# Do you wear Bow Headbands?



## Karren (Jun 25, 2010)

Was browsing through one of the 2010 fashion trend sites and came accross Bow Headbands.... I love the look but really don't see it out in public so wondered waht you thought of this trena and if anyone here wears Bow Headbands?











Source - Bow headbands: hair accessories trend &gt; Jewellery, Handbags &amp; Accessories &gt; Blog


----------



## Chicken351 (Jun 25, 2010)

I think this trend is really cute, but I personally think you need to carry the look right through. In some sort of boho/chic look. That's just my opinion though! :]

PS, Your new avatar is cute as with that head band, love the pink!!


----------



## Geek (Jun 25, 2010)

Not today! LOL


----------



## Ricciolina (Jun 25, 2010)

I have 4 mini-bow headbands. I wear them quite often. I love the trend!


----------



## internetchick (Jun 25, 2010)

No. It looks very 80s, and not in a good way lol.


----------



## withlove2022 (Jun 25, 2010)

Maybe little bow headbands but not big ones


----------



## greeneyedlady (Jun 25, 2010)

Headbands in general give me headaches and irritate the living hell outta my head! ha!

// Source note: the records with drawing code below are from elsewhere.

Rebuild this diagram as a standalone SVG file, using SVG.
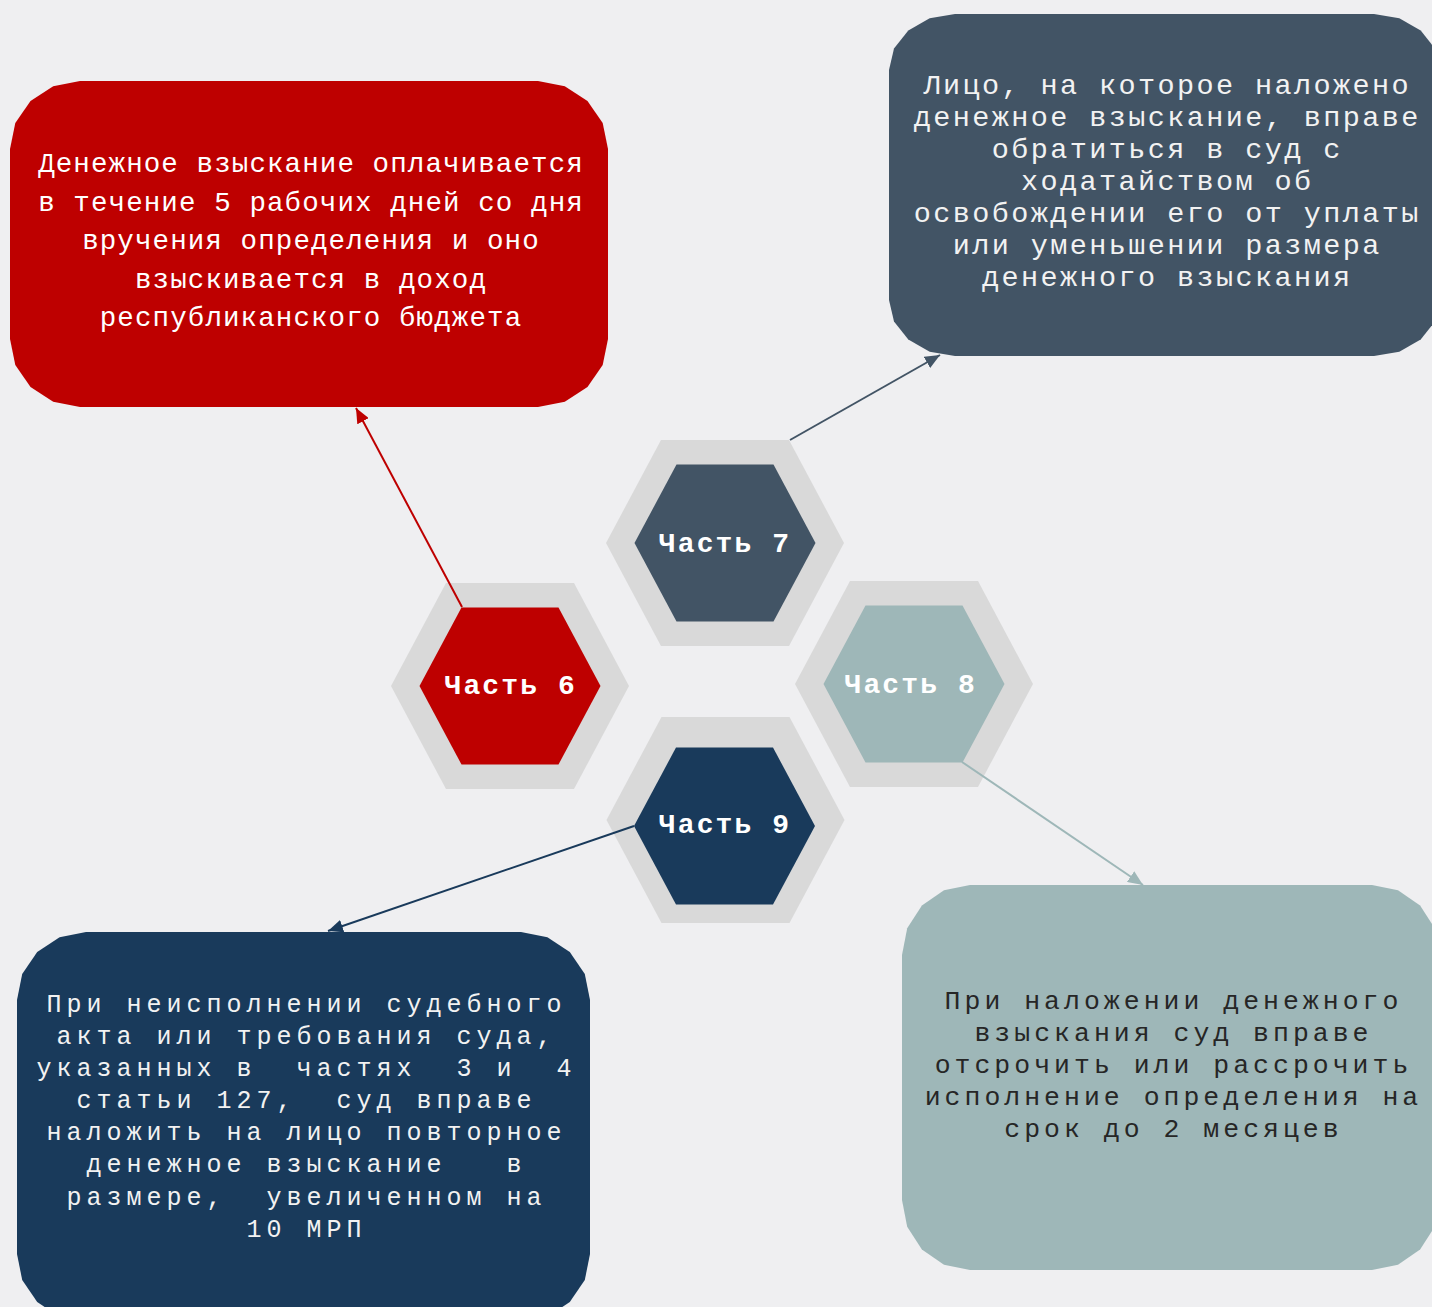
<svg xmlns="http://www.w3.org/2000/svg" width="1432" height="1307" viewBox="0 0 1432 1307">
<style>
.txt{font-family:"Liberation Mono","Courier New",monospace;text-anchor:middle}
.red-t{font-size:27.5px;letter-spacing:1.1px;fill:#ffffff}
.slate-t{font-size:28.5px;letter-spacing:2.4px;fill:#f2f2f2}
.navy-t{font-size:25px;letter-spacing:5px;fill:#f2f2f2}
.teal-t{font-size:26.5px;letter-spacing:4px;fill:#262626}
.hexlbl{font-family:"Liberation Mono","Courier New",monospace;font-weight:bold;font-size:28px;letter-spacing:2.1px;fill:#ffffff;text-anchor:middle}
.outer{fill:#d9d9d9}
.conn{fill:none;stroke-width:2}
</style>
<defs>
<marker id="arR" viewBox="0 0 15 13" refX="15" refY="6.5" markerUnits="userSpaceOnUse" markerWidth="15" markerHeight="13" orient="auto"><path d="M0,0 L15,6.5 L0,13 z" fill="#be0000"/></marker>
<marker id="arS" viewBox="0 0 15 13" refX="15" refY="6.5" markerUnits="userSpaceOnUse" markerWidth="15" markerHeight="13" orient="auto"><path d="M0,0 L15,6.5 L0,13 z" fill="#425465"/></marker>
<marker id="arT" viewBox="0 0 15 13" refX="15" refY="6.5" markerUnits="userSpaceOnUse" markerWidth="15" markerHeight="13" orient="auto"><path d="M0,0 L15,6.5 L0,13 z" fill="#9eb7b8"/></marker>
<marker id="arN" viewBox="0 0 15 13" refX="15" refY="6.5" markerUnits="userSpaceOnUse" markerWidth="15" markerHeight="13" orient="auto"><path d="M0,0 L15,6.5 L0,13 z" fill="#193a5b"/></marker>
</defs>
<rect x="0" y="0" width="1432" height="1307" fill="#efeff1"/>

<g id="box-red">
<polygon fill="#be0000" points="10,149 15.3,123 30.5,100.9 53.2,86.2 80,81 538,81 564.8,86.2 587.5,100.9 602.7,123 608,149 608,339 602.7,365 587.5,387.1 564.8,401.8 538,407 80,407 53.2,401.8 30.5,387.1 15.3,365 10,339"/>
<text class="txt red-t" x="311" y="172">Денежное взыскание оплачивается</text>
<text class="txt red-t" x="311" y="210.5">в течение 5 рабочих дней со дня</text>
<text class="txt red-t" x="311" y="249">вручения определения и оно</text>
<text class="txt red-t" x="311" y="287.5">взыскивается в доход</text>
<text class="txt red-t" x="311" y="326">республиканского бюджета</text>
</g>

<g id="box-slate">
<polygon fill="#425465" points="889,70 894,48.6 908.3,30.4 929.7,18.3 955,14 1374,14 1399.3,18.3 1420.7,30.4 1435,48.6 1440,70 1440,300 1435,321.4 1420.7,339.6 1399.3,351.7 1374,356 955,356 929.7,351.7 908.3,339.6 894,321.4 889,300"/>
<text class="txt slate-t" x="1167.2" y="94.3">Лицо, на которое наложено</text>
<text class="txt slate-t" x="1167.2" y="126.3">денежное взыскание, вправе</text>
<text class="txt slate-t" x="1167.2" y="158.3">обратиться в суд с</text>
<text class="txt slate-t" x="1167.2" y="190.3">ходатайством об</text>
<text class="txt slate-t" x="1167.2" y="222.3">освобождении его от уплаты</text>
<text class="txt slate-t" x="1167.2" y="254.3">или уменьшении размера</text>
<text class="txt slate-t" x="1167.2" y="286.3">денежного взыскания</text>
</g>

<g id="box-navy">
<polygon fill="#193a5b" points="17,1000 22.2,974 37.2,951.9 59.6,937.2 86,932 521,932 547.4,937.2 569.8,951.9 584.8,974 590,1000 590,1254 584.8,1280 569.8,1302.1 547.4,1316.8 521,1322 86,1322 59.6,1316.8 37.2,1302.1 22.2,1280 17,1254"/>
<text class="txt navy-t" xml:space="preserve" x="306.5" y="1011.7">При неисполнении судебного</text>
<text class="txt navy-t" xml:space="preserve" x="306.5" y="1043.8">акта или требования суда,</text>
<text class="txt navy-t" xml:space="preserve" x="306.5" y="1076">указанных в  частях  3 и  4</text>
<text class="txt navy-t" xml:space="preserve" x="306.5" y="1108.1">статьи 127,  суд вправе</text>
<text class="txt navy-t" xml:space="preserve" x="306.5" y="1140.3">наложить на лицо повторное</text>
<text class="txt navy-t" xml:space="preserve" x="306.5" y="1172.4">денежное взыскание   в</text>
<text class="txt navy-t" xml:space="preserve" x="306.5" y="1204.5">размере,  увеличенном на</text>
<text class="txt navy-t" xml:space="preserve" x="306.5" y="1236.7">10 МРП</text>
</g>

<g id="box-teal">
<polygon fill="#9eb7b8" points="902,955 907.2,928.2 921.9,905.5 944,890.3 970,885 1372,885 1398,890.3 1420.1,905.5 1434.8,928.2 1440,955 1440,1200 1434.8,1226.8 1420.1,1249.5 1398,1264.7 1372,1270 970,1270 944,1264.7 921.9,1249.5 907.2,1226.8 902,1200"/>
<text class="txt teal-t" x="1173.5" y="1009.3">При наложении денежного</text>
<text class="txt teal-t" x="1173.5" y="1041.2">взыскания суд вправе</text>
<text class="txt teal-t" x="1173.5" y="1073">отсрочить или рассрочить</text>
<text class="txt teal-t" x="1173.5" y="1104.9">исполнение определения на</text>
<text class="txt teal-t" x="1173.5" y="1136.7">срок  до 2 месяцев</text>
</g>

<g id="hex-7">
<polygon class="outer" points="606,543 661,440 789,440 844,543 789,646 661,646"/>
<polygon fill="#425465" points="634.5,543 676.5,464.5 773.5,464.5 815.5,543 773.5,621.5 676.5,621.5"/>
<text class="hexlbl" x="725" y="552">Часть 7</text>
</g>

<g id="hex-6">
<polygon class="outer" points="391,686 446,583 574,583 629,686 574,789 446,789"/>
<polygon fill="#be0000" points="419.5,686 461.5,607.5 558.5,607.5 600.5,686 558.5,764.5 461.5,764.5"/>
<text class="hexlbl" x="510.7" y="694">Часть 6</text>
</g>

<g id="hex-8">
<polygon class="outer" points="795,684 850,581 978,581 1033,684 978,787 850,787"/>
<polygon fill="#9eb7b8" points="823.5,684 865.5,605.5 962.5,605.5 1004.5,684 962.5,762.5 865.5,762.5"/>
<text class="hexlbl" x="910.7" y="693">Часть 8</text>
</g>

<g id="hex-9">
<polygon class="outer" points="606.5,820 661.5,717 789.5,717 844.5,820 789.5,923 661.5,923"/>
<polygon fill="#193a5b" points="634,826 676,747.5 773,747.5 815,826 773,904.5 676,904.5"/>
<text class="hexlbl" x="725" y="833">Часть 9</text>
</g>

<g id="connectors">
<path class="conn" stroke="#be0000" d="M462,607 L356,408" marker-end="url(#arR)"/>
<path class="conn" stroke="#425465" d="M790,440 L940,355" marker-end="url(#arS)"/>
<path class="conn" stroke="#9eb7b8" d="M962,762 L1143,885" marker-end="url(#arT)"/>
<path class="conn" stroke="#193a5b" d="M634,826 L328,931" marker-end="url(#arN)"/>
</g>
</svg>
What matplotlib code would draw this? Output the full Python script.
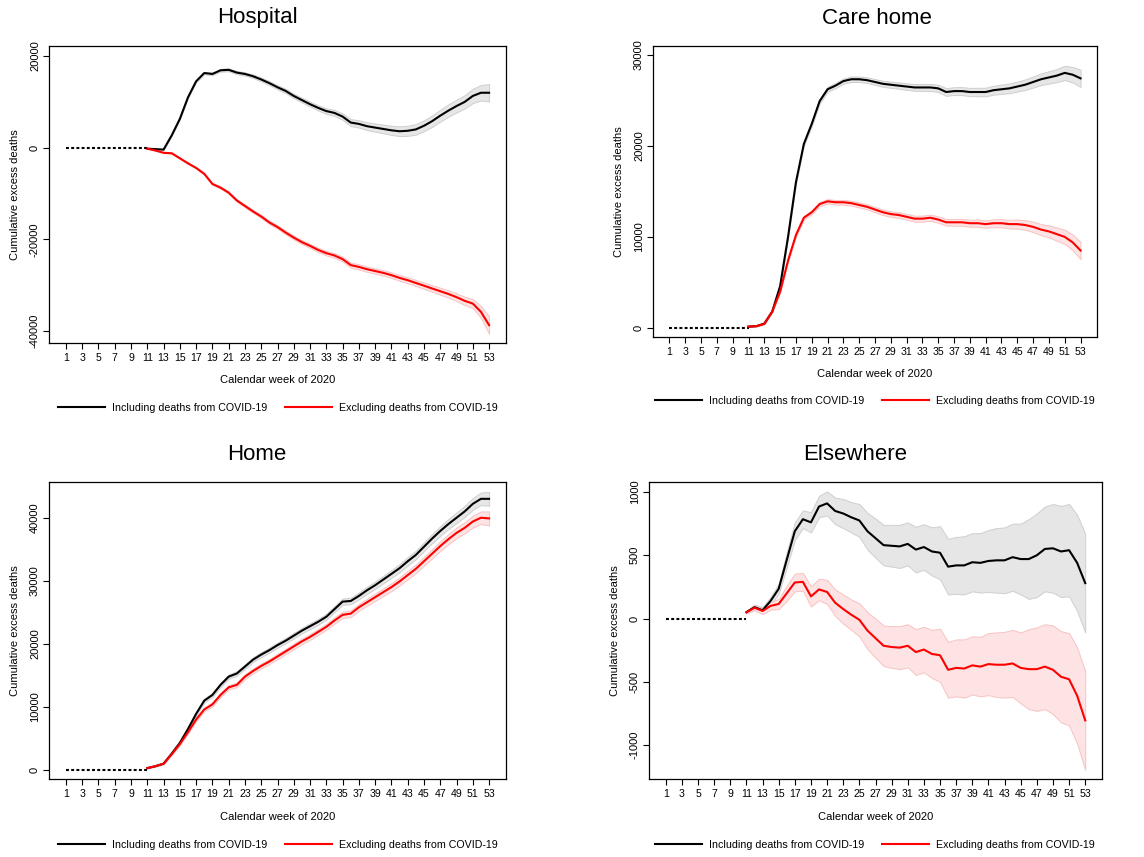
import numpy as np
import matplotlib
matplotlib.use("Agg")
import matplotlib.pyplot as plt
from matplotlib.lines import Line2D

plt.rcParams['font.family'] = ['Liberation Sans', 'DejaVu Sans']

# Semanas (1-10 sin datos: línea discontinua en cero)
weeks = np.arange(11, 54)
pre_weeks = np.arange(1, 12)

# Hospital
hosp_incl = [-200, -300, -400, 2700, 6300, 11000, 14500, 16300, 16100, 16900, 17000, 16400, 16100,
             15600, 14900, 14100, 13200, 12400, 11300, 10400, 9500, 8700, 8000, 7600, 6800, 5500,
             5200, 4700, 4400, 4100, 3800, 3600, 3700, 4000, 4800, 5800, 7000, 8100, 9100, 10000,
             11300, 12000, 12000]
hosp_incl_ci = [50, 80, 100, 130, 160, 200, 230, 260, 280, 300, 320, 340, 360, 380, 400, 420, 440,
                460, 480, 500, 530, 560, 600, 650, 700, 750, 800, 850, 900, 950, 1000, 1050, 1100,
                1150, 1200, 1250, 1300, 1350, 1400, 1450, 1550, 1700, 1900]
hosp_excl = [-200, -600, -1100, -1200, -2300, -3400, -4400, -5700, -7900, -8700, -9800, -11500,
             -12700, -13900, -15000, -16300, -17300, -18500, -19600, -20600, -21400, -22300,
             -23000, -23500, -24300, -25600, -26000, -26500, -26900, -27300, -27800, -28400,
             -28900, -29500, -30100, -30700, -31300, -31900, -32600, -33400, -34000, -35800, -38700]
hosp_excl_ci = [50, 60, 80, 100, 120, 150, 170, 190, 210, 230, 250, 270, 290, 310, 330, 350, 370,
                390, 410, 430, 450, 470, 490, 510, 530, 550, 560, 570, 580, 590, 600, 620, 640,
                660, 690, 720, 760, 800, 850, 900, 1000, 1300, 1900]

# Care home
care_incl = [150, 200, 480, 1800, 4600, 10000, 16000, 20200, 22400, 24900, 26200, 26600, 27100,
             27300, 27300, 27200, 27000, 26800, 26700, 26600, 26500, 26400, 26400, 26400, 26300,
             25900, 26000, 26000, 25900, 25900, 25900, 26100, 26200, 26300, 26500, 26700, 27000,
             27300, 27500, 27700, 28000, 27800, 27400]
care_incl_ci = [30, 40, 60, 100, 150, 200, 220, 240, 250, 260, 270, 280, 290, 300, 300, 310, 320,
                330, 340, 350, 360, 370, 380, 390, 400, 420, 430, 440, 450, 460, 470, 490, 510,
                530, 550, 580, 610, 640, 680, 720, 780, 850, 950]
care_excl = [150, 200, 450, 1800, 4000, 7400, 10200, 12100, 12700, 13600, 13900, 13800, 13800,
             13700, 13500, 13300, 13000, 12700, 12500, 12400, 12200, 12000, 12000, 12100, 11900,
             11600, 11600, 11600, 11500, 11500, 11400, 11500, 11500, 11400, 11400, 11300, 11100,
             10800, 10600, 10300, 10000, 9400, 8500]
care_excl_ci = [30, 40, 60, 100, 140, 180, 200, 210, 220, 230, 240, 250, 260, 270, 270, 280, 290,
                300, 300, 310, 320, 330, 330, 340, 350, 360, 370, 380, 390, 400, 410, 430, 450,
                470, 500, 530, 570, 610, 660, 720, 780, 860, 950]

# Home
home_incl = [300, 600, 1000, 2600, 4300, 6500, 8900, 11000, 11900, 13500, 14800, 15300, 16400,
             17500, 18300, 19000, 19800, 20500, 21300, 22100, 22800, 23500, 24300, 25500, 26700,
             26800, 27600, 28500, 29300, 30200, 31100, 32000, 33100, 34100, 35400, 36700, 37900,
             39000, 40000, 41000, 42200, 43000, 43000]
home_incl_ci = [50, 80, 100, 150, 200, 250, 280, 300, 320, 340, 350, 360, 370, 380, 390, 400, 410,
                420, 430, 440, 450, 460, 470, 480, 500, 520, 540, 560, 580, 600, 620, 640, 660,
                680, 700, 730, 760, 800, 840, 880, 930, 1000, 1100]
home_excl = [300, 600, 1000, 2500, 4100, 6000, 8000, 9600, 10400, 11900, 13100, 13500, 14800,
             15700, 16500, 17200, 18000, 18800, 19600, 20400, 21100, 21900, 22700, 23700, 24600,
             24800, 25800, 26600, 27400, 28200, 29000, 29900, 30900, 31900, 33100, 34300, 35500,
             36600, 37600, 38400, 39400, 40000, 39900]
home_excl_ci = [50, 80, 100, 150, 200, 250, 280, 300, 320, 340, 350, 360, 370, 380, 390, 400, 410,
                420, 430, 440, 450, 460, 470, 480, 500, 520, 540, 560, 580, 600, 620, 640, 660,
                680, 700, 730, 760, 800, 840, 880, 930, 1000, 1100]

# Elsewhere
else_incl = [50, 90, 65, 140, 235, 465, 690, 785, 760, 885, 910, 850, 830, 800, 775, 690, 635,
             580, 575, 570, 590, 545, 565, 530, 520, 410, 420, 420, 445, 440, 455, 460, 460, 485,
             470, 470, 500, 550, 555, 530, 540, 440, 280]
else_excl = [50, 85, 60, 100, 115, 200, 285, 290, 175, 230, 210, 125, 75, 30, -10, -95, -155,
             -215, -225, -230, -215, -265, -245, -280, -290, -405, -390, -395, -370, -380, -360,
             -365, -365, -355, -390, -400, -400, -380, -405, -460, -480, -610, -805]
else_ci = [10, 20, 25, 30, 40, 60, 70, 70, 80, 85, 95, 105, 115, 120, 130, 145, 155, 160, 165, 170,
           170, 180, 180, 190, 210, 220, 225, 230, 230, 235, 245, 255, 260, 265, 280, 315, 330,
           335, 350, 360, 365, 380, 390]

titles = ["Hospital", "Care home", "Home", "Elsewhere"]
yticks = [[-40000, -20000, 0, 20000], [0, 10000, 20000, 30000],
          [0, 10000, 20000, 30000, 40000], [-1000, -500, 0, 500, 1000]]
ylims = [(-42600, 22200), (-990, 30950), (-1430, 45670), (-1268, 1079)]

W, H = 1144, 857
fig = plt.figure(figsize=(W / 100, H / 100), dpi=100)

# posiciones en píxeles: (izq, arriba, der, abajo), centro título, y xlabel, centro leyenda
layout = [
    dict(box=(49, 46, 506, 343), tx=257, ty=18, xl=380, lg=(278, 408)),
    dict(box=(653, 46, 1097, 337), tx=877, ty=18, xl=374, lg=(875, 401)),
    dict(box=(49, 482, 506, 779), tx=257, ty=455, xl=817, lg=(278, 845)),
    dict(box=(649, 482, 1102, 779), tx=855, ty=455, xl=817, lg=(875, 845)),
]

series = [
    (hosp_incl, hosp_incl_ci, hosp_excl, hosp_excl_ci),
    (care_incl, care_incl_ci, care_excl, care_excl_ci),
    (home_incl, home_incl_ci, home_excl, home_excl_ci),
    (else_incl, else_ci, else_excl, else_ci),
]

for i, (incl, incl_ci, excl, excl_ci) in enumerate(series):
    l, t, r, b = layout[i]['box']
    ax = fig.add_axes([l / W, 1 - b / H, (r - l) / W, (b - t) / H])
    incl, incl_ci = np.array(incl), np.array(incl_ci)
    excl, excl_ci = np.array(excl), np.array(excl_ci)

    ax.fill_between(weeks, incl - incl_ci, incl + incl_ci, facecolor='#e6e6e6',
                    edgecolor='#cfcfcf', linewidth=0.7, zorder=1)
    ax.fill_between(weeks, excl - excl_ci, excl + excl_ci, facecolor='#fde3e3',
                    edgecolor='#f7c3c3', linewidth=0.7, zorder=1)
    ax.plot(pre_weeks, np.zeros(len(pre_weeks)), color='black', lw=1.5,
            linestyle=(0, (1.4, 1.1)), zorder=3)
    ax.plot(weeks, incl, color='black', lw=1.5, zorder=3)
    ax.plot(weeks, excl, color='red', lw=1.5, zorder=3)

    ax.set_xlim(1 - 52 * 0.04, 53 + 52 * 0.04)
    ax.set_ylim(*ylims[i])
    ax.set_xticks(range(1, 54, 2))
    ax.set_yticks(yticks[i])
    ax.set_yticklabels([str(v) for v in yticks[i]], rotation=90, va='center')
    ax.tick_params(direction='out', length=4, width=0.8, labelsize=8, pad=2.5)
    ax.tick_params(axis='x', labelsize=7.6, pad=3)
    for sp in ax.spines.values():
        sp.set_linewidth(0.9)

    ax.set_ylabel("Cumulative excess deaths", fontsize=8)
    ax.yaxis.label.set_va('center')
    ax.yaxis.set_label_coords(-34 / (r - l), 0.5)
    ax.set_xlabel("Calendar week of 2020", fontsize=8)
    ax.xaxis.label.set_va('center')
    ax.xaxis.set_label_coords(0.5, -(layout[i]['xl'] - b) / (b - t))

    fig.text(layout[i]['tx'] / W, 1 - layout[i]['ty'] / H, titles[i], fontsize=16,
             ha='center', va='center')

    handles = [Line2D([], [], color='black', lw=1.5), Line2D([], [], color='red', lw=1.5)]
    lx, ly = layout[i]['lg']
    ax.legend(handles, ["Including deaths from COVID-19", "Excluding deaths from COVID-19"],
              loc='center', bbox_to_anchor=(lx / W, 1 - ly / H), bbox_transform=fig.transFigure,
              ncol=2, frameon=False, fontsize=7.7, handlelength=4.4, handletextpad=0.65,
              columnspacing=1.7)

plt.savefig("out.png", dpi=100)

^^I agree that some can pull it off, others can't (just my .10) In general, I think they look cute.


----------



## Ingrid (Jun 25, 2010)

yes OMG I love them, they are so cute and chic. I have a medium sized one and a small one. They look really cute with sun dresses and high heels.


----------



## Karren (Jun 25, 2010)

Originally Posted by *Tony-admin* /img/forum/go_quote.gif Not today! LOL



You and your daughter could have a headband party, T!


----------



## HisBunny (Jun 25, 2010)

yes all the way i love them!


----------